While all of this Pan African bravado and derring-do persisted, the lot of the average Nigerian took a dive. If there were a famine, a natural disaster, or the calamity of death in an African country, Nigeria would quickly rush in there with aid and assistance. If there were power outage in smaller African countries, Nigeria the big brother and giant would be ready and willing to provide power to our brother and sister African countries, even when Nigerians in their millions suffer power outages for days and days. This giant, always at the forefront in the vanguard of Pan Africanism did not seem to commit to her own citizens the way it cares for other African nations. Where other countries stand still and mourn at just one death, Nigerian leaders would dance, wine, dine, and jet out to meetings abroad out as if Nigerian lives and their dignity do not matter.

Therefore, part of the supreme irony in the higgledy-pigglediness of our foreign relations thrust which mostly appears to favour other peoples, seems to be that the more we focus on being big brother to our African brothers and sisters, the more they deride and insult and kill our people. Rather than being seen as a good neighbor and benefactor, many African countries see Nigeria in a bad light. To most Africans, Nigeria is a bully with misplaced priorities.

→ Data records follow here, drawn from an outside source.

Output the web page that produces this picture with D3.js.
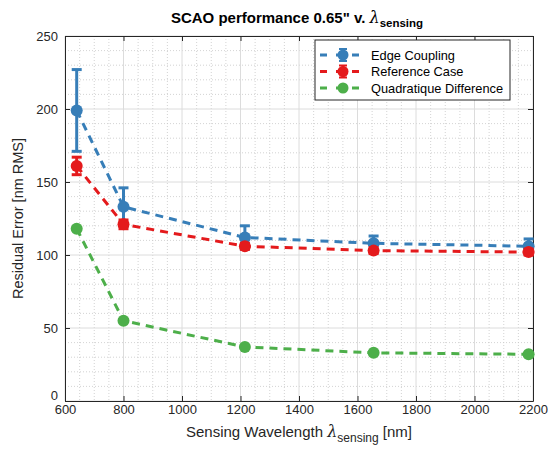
<!DOCTYPE html>
<html><head><meta charset="utf-8">
<script src="https://cdn.jsdelivr.net/npm/d3@7"></script>
<style>body{margin:0;background:#fff;}svg{display:block;font-family:"Liberation Sans",Arial,sans-serif;}</style>
</head><body><svg id="c" width="548" height="453"></svg>
<script>
const wavelengths = [640, 800, 1215, 1655, 2185];
const edgeCoupling = [199, 133, 112, 108, 106];
const edgeErr = [28, 13, 8, 5, 5];
const referenceCase = [161, 121, 106, 103, 102];
const refErr = [6, 3, 2, 2, 2];
const quadDiff = [118, 55, 37, 33, 32];
const xTicks = [600, 800, 1000, 1200, 1400, 1600, 1800, 2000, 2200];
const yTicks = [0, 50, 100, 150, 200, 250];
const seriesNames = ["Edge Coupling", "Reference Case", "Quadratique Difference"];
const colors = ["#377eb8", "#e41a1c", "#4daf4a"];

const series = [
  {name: seriesNames[0], vals: edgeCoupling, err: edgeErr, color: colors[0]},
  {name: seriesNames[1], vals: referenceCase, err: refErr, color: colors[1]},
  {name: seriesNames[2], vals: quadDiff, err: null, color: colors[2]}
];

const svg = d3.select("#c");
const L = 65, R = 533, T = 36, B = 401;
const x = d3.scaleLinear().domain([600, 2200]).range([L, R]);
const y = d3.scaleLinear().domain([0, 250]).range([B, T]);
const axisCol = "#262626";

// minor grid
const g = svg.append("g");
d3.range(600, 2201, 50).filter(v => v % 200 !== 0).forEach(v => {
  g.append("line").attr("x1", x(v)).attr("x2", x(v)).attr("y1", T).attr("y2", B)
   .attr("stroke", "#c8c8c8").attr("stroke-width", 0.8).attr("stroke-dasharray", "1,2");
});
d3.range(0, 251, 10).filter(v => v % 50 !== 0).forEach(v => {
  g.append("line").attr("x1", L).attr("x2", R).attr("y1", y(v)).attr("y2", y(v))
   .attr("stroke", "#c8c8c8").attr("stroke-width", 0.8).attr("stroke-dasharray", "1,2");
});
// major grid
xTicks.forEach(v => g.append("line").attr("x1", x(v)).attr("x2", x(v)).attr("y1", T).attr("y2", B).attr("stroke", "#dcdcdc").attr("stroke-width", 1));
yTicks.forEach(v => g.append("line").attr("x1", L).attr("x2", R).attr("y1", y(v)).attr("y2", y(v)).attr("stroke", "#dcdcdc").attr("stroke-width", 1));

// axes
const fmt = d3.format("d");
const xa = svg.append("g").attr("transform", `translate(0,${B})`)
  .call(d3.axisBottom(x).tickValues(xTicks).tickFormat(fmt).tickSizeInner(-5).tickSizeOuter(0).tickPadding(4));
const ya = svg.append("g").attr("transform", `translate(${L},0)`)
  .call(d3.axisLeft(y).tickValues(yTicks).tickFormat(fmt).tickSizeInner(-5).tickSizeOuter(0).tickPadding(7));
const xt = svg.append("g").attr("transform", `translate(0,${T})`)
  .call(d3.axisTop(x).tickValues(xTicks).tickSizeInner(-5).tickSizeOuter(0).tickFormat(""));
const yr = svg.append("g").attr("transform", `translate(${R},0)`)
  .call(d3.axisRight(y).tickValues(yTicks).tickSizeInner(-5).tickSizeOuter(0).tickFormat(""));
[xa, ya, xt, yr].forEach(a => {
  a.select(".domain").attr("stroke", axisCol).attr("stroke-width", 1);
  a.selectAll(".tick line").attr("stroke", axisCol);
  a.selectAll("text").attr("fill", axisCol).style("font-size", "13px").style("font-family", "Liberation Sans, Arial, sans-serif");
});
xa.selectAll("text").attr("dy", "0.71em");
ya.selectAll("text").filter(d => d === 0).attr("dy", "-0.15em");

// series
const line = d3.line().x(d => x(d[0])).y(d => y(d[1]));
series.forEach(s => {
  const pts = wavelengths.map((w, i) => [w, s.vals[i]]);
  svg.append("path").attr("d", line(pts)).attr("fill", "none").attr("stroke", s.color)
    .attr("stroke-width", 3).attr("stroke-dasharray", "8,6");
  if (s.err) {
    wavelengths.forEach((w, i) => {
      const cx = x(w), y1 = y(s.vals[i] + s.err[i]), y2 = y(s.vals[i] - s.err[i]);
      svg.append("line").attr("x1", cx).attr("x2", cx).attr("y1", y1).attr("y2", y2).attr("stroke", s.color).attr("stroke-width", 3);
      [y1, y2].forEach(yy => svg.append("line").attr("x1", cx - 5).attr("x2", cx + 5).attr("y1", yy).attr("y2", yy).attr("stroke", s.color).attr("stroke-width", 3));
    });
  }
  svg.selectAll(null).data(pts).enter().append("circle")
    .attr("cx", d => x(d[0])).attr("cy", d => y(d[1])).attr("r", 6).attr("fill", s.color);
});

// title
const title = svg.append("text").attr("x", 297).attr("y", 23).attr("text-anchor", "middle")
  .attr("fill", "#000").style("font-size", "15px").style("font-weight", "bold");
title.append("tspan").text('SCAO performance 0.65" v. ');
title.append("tspan").style("font-family", "DejaVu Serif, serif").style("font-style", "italic").style("font-weight", "normal").style("font-size", "16px").text("λ");
title.append("tspan").attr("dy", 4).style("font-size", "11.5px").text("sensing");

// axis labels
const xl = svg.append("text").attr("x", 299).attr("y", 437).attr("text-anchor", "middle").attr("fill", axisCol).style("font-size", "15px");
xl.append("tspan").text("Sensing Wavelength ");
xl.append("tspan").style("font-family", "DejaVu Serif, serif").style("font-style", "italic").style("font-size", "16px").text("λ");
xl.append("tspan").attr("dy", 5).style("font-size", "12px").text("sensing");
xl.append("tspan").attr("dy", -5).text(" [nm]");

svg.append("text").attr("transform", `translate(23,${(T + B) / 2}) rotate(-90)`).attr("text-anchor", "middle")
  .attr("fill", axisCol).style("font-size", "14.5px").text("Residual Error [nm RMS]");

// legend
const lg = svg.append("g");
lg.append("rect").attr("x", 315).attr("y", 40).attr("width", 195).attr("height", 60).attr("fill", "#fff").attr("stroke", axisCol).attr("stroke-width", 1);
series.forEach((s, i) => {
  const yy = 55 + i * 16.5;
  lg.append("line").attr("x1", 320).attr("x2", 366).attr("y1", yy).attr("y2", yy).attr("stroke", s.color).attr("stroke-width", 3).attr("stroke-dasharray", "7,9");
  if (s.err) {
    lg.append("line").attr("x1", 343).attr("x2", 343).attr("y1", yy - 6).attr("y2", yy + 6).attr("stroke", s.color).attr("stroke-width", 3);
    [yy - 6, yy + 6].forEach(c => lg.append("line").attr("x1", 339).attr("x2", 347).attr("y1", c).attr("y2", c).attr("stroke", s.color).attr("stroke-width", 2));
  }
  lg.append("circle").attr("cx", 343).attr("cy", yy).attr("r", 5.5).attr("fill", s.color);
  lg.append("text").attr("x", 371).attr("y", yy + 4.5).attr("fill", "#000").style("font-size", "12.8px").text(s.name);
});
</script></body></html>
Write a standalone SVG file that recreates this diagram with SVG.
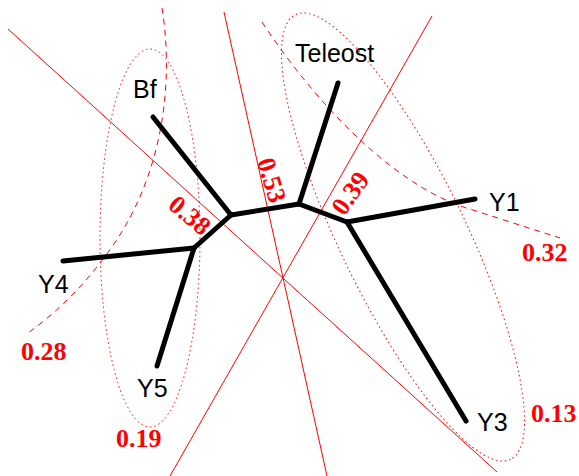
<svg xmlns="http://www.w3.org/2000/svg" width="579" height="476" viewBox="0 0 579 476">
<style>
.br{stroke:#000;stroke-width:5;stroke-linecap:round;fill:none}
.lab{font-family:"Liberation Sans",Arial,sans-serif;font-size:25px;fill:#000}
.num{font-family:"Liberation Serif","Times New Roman",serif;font-size:26px;font-weight:bold;fill:#f00}
.split{stroke:#f00;stroke-width:1;fill:none}
.dash{stroke:#f00;stroke-width:1;fill:none;stroke-dasharray:6,5}
.dot{stroke:#f00;stroke-width:1;fill:none;stroke-dasharray:1.5,3}
</style>
<rect width="579" height="476" fill="#fff"/>
<g id="splits">
<line class="split" x1="8" y1="29" x2="497" y2="472"/>
<line class="split" x1="224" y1="12" x2="327" y2="476"/>
<line class="split" x1="432" y1="16" x2="170" y2="476"/>
<path class="dash" d="M162,8 C172,70 168,160 118,238 C90,280 60,310 28,333"/>
<path class="dash" d="M262,22 C320,110 400,190 473,210 C510,222 535,230 560,238"/>
<ellipse class="dot" cx="150" cy="238" rx="50" ry="189"/>
<ellipse class="dot" cx="403" cy="237" rx="247" ry="63" transform="rotate(64.2 403 237)"/>
</g>
<g id="connectors">
<line class="br" x1="231" y1="215" x2="153" y2="117"/>
<line class="br" x1="231" y1="215" x2="299" y2="204"/>
<line class="br" x1="299" y1="204" x2="338" y2="83"/>
<line class="br" x1="299" y1="204" x2="347" y2="222"/>
<line class="br" x1="347" y1="222" x2="475" y2="199"/>
<line class="br" x1="347" y1="222" x2="466" y2="421"/>
<line class="br" x1="231" y1="215" x2="194" y2="248"/>
<line class="br" x1="194" y1="248" x2="63" y2="261"/>
<line class="br" x1="194" y1="248" x2="157" y2="366"/>
</g>
<g id="Bf"><text class="lab" x="133" y="98">Bf</text></g>
<g id="Teleost"><text class="lab" x="295" y="62">Teleost</text></g>
<g id="Y1"><text class="lab" x="489" y="211">Y1</text></g>
<g id="Y4"><text class="lab" x="38" y="293">Y4</text></g>
<g id="Y5"><text class="lab" x="137" y="397">Y5</text></g>
<g id="Y3"><text class="lab" x="477" y="431">Y3</text></g>
<g id="values">
<text class="num" x="21" y="360">0.28</text>
<text class="num" x="116" y="447">0.19</text>
<text class="num" x="522" y="261">0.32</text>
<text class="num" x="531" y="422">0.13</text>
<text class="num" text-anchor="middle" x="0" y="9" transform="translate(190 215) rotate(40)">0.38</text>
<text class="num" text-anchor="middle" x="0" y="9" transform="translate(272 180) rotate(73)">0.53</text>
<text class="num" text-anchor="middle" x="0" y="9" transform="translate(350 193) rotate(-55)">0.39</text>
</g>
</svg>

That said, what really is the foreign policy thrust of the Buhari government? Most Nigerians have no idea.  Something of it began to take shape when Mr. Buhari criticized his predecessor’s predilection at consulting with other African leaders on the Chad Basin, to solve our internal security challenges. One strong perception, and which helped him become president was that with a strong military background, he would tackle the security issues with military dispatch. Nevertheless, all of that gave way first to his ‘body language’, and thereafter to an adoption of the same diplomatic tactics of his predecessor that he criticized. Otherwise, what kind of diplomatic dictionary would we use in getting at the meaning of a private businessman, instead of the Nigerian government, bringing home our fellow citizens from South Africa in the wake of the xenophobic attacks? What is the role of private businesspersons and women at the tipping points of our foreign policy formulation? Nothing wrong with private people offering to help – the only snag there is, is in the matchless perspective of nonchalance of the Nigerian government to the plight of hapless Nigerians abroad which that gesture sent.

But the present government can work hard at defining a foreign policy thrust not aimed at Africa but at Nigerians. Even though we can still take care of our African brothers and sisters, Nigerians must come first not last. Our governments should develop a foreign policy based on a domestic policy that prioritizes the security and welfare of her citizens.